Political landscape has a lot to do with geographic landscape | Politics in Focus

Every year, when I travel to visit my friends and family in eastern Washington and Montana, I’m shocked to see how geography affects political attitudes.

Every year, when I travel to visit my friends and family in eastern Washington and Montana, I’m shocked to see how geography affects political attitudes.

Have you ever looked at a map of red and blue states during presidential elections? Blue states (Democratic) consistently hug the populous West Coast and the large urban areas of the Northeast while the Red states (Republican) are consistently found in the agricultural Midwest and South.

Geography plays a big part in these political divisions as it has throughout American history. From our nation’s birth there have been geographic/political divisions.

New England, home to hard, rocky soil and short growing seasons, helped to create people who were interested in business and commerce; those people represented the first American political party, the Federalists. They favored a strong central government with high tariffs on imports to protect infant American industries.

The South, on the other hand, had long growing seasons, large, slow moving rivers, and rich, fertile soil more conducive to labor-intensive agricultural crops like tobacco and cotton. These geographic conditions encouraged the use of slaves to provide the labor. The South, eventually, along with the frontier West, became the Anti-Federalists, then Democrats, who favored farmers over commerce and trade and states’ rights over a strong central government.

The post-Revolution middle states, Pennsylvania, New York and New Jersey as examples, had a combination of large rivers like the Hudson, good for commerce, and warm growing conditions and better soil for agricultural crops. They were a blending of these two polar North/South tendencies, both politically and economically.

Even though the Industrial Revolution of the late 19th century changed how things were done, Democrats have always traditionally favored what has been called the “common man.” That characteristic, with some exceptions, has held true throughout the history of the party. Today, because of the enormous demographic changes brought about by the Industrial Revolution, the “common man” (and woman) now predominantly lives in modern cities. It is where the poor are more closely concentrated and more easily seen than in the rural areas. City dwellers come to expect government services like garbage pick-up, waste treatment and water.

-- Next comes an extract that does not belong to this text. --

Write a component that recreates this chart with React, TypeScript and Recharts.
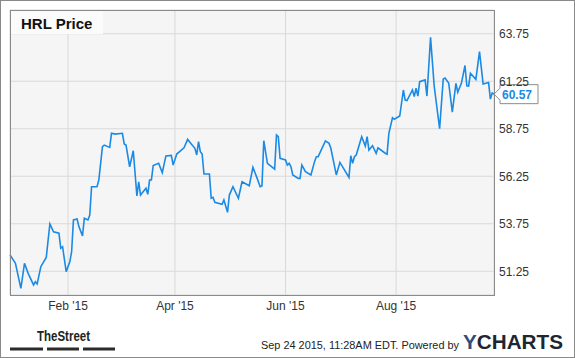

Many city dwellers hold government jobs. Today, they also tend to work for employers and industries that have located in or near large cities to take advantage of the large labor pool. Poor immigrants also congregate in the cities to work in the factories and businesses. The high numbers of workers and poor rather than employers has made cities more Democratic.

Republicans, the modern descendents of Federalists, are still prosperous business owners and now favor less government control and fewer taxes because those higher costs take away from their profits.

The leaders of political parties are very much aware of these demographic tendencies and plan their campaigns and shape political voting districts to get as many of their type of constituent out to vote as they can.

Each side appeals to issues that interest people who vote for them: Democrats are going to push issues where the government is more involved in the lives of people, giving them services they might not be able to afford for themselves, where the Republicans are going to emphasize less government control and taxation – issues that benefit their socioeconomic group.

Thus we see, and can predict with reasonable accuracy, how certain areas and regions will vote. Geography does influence politics.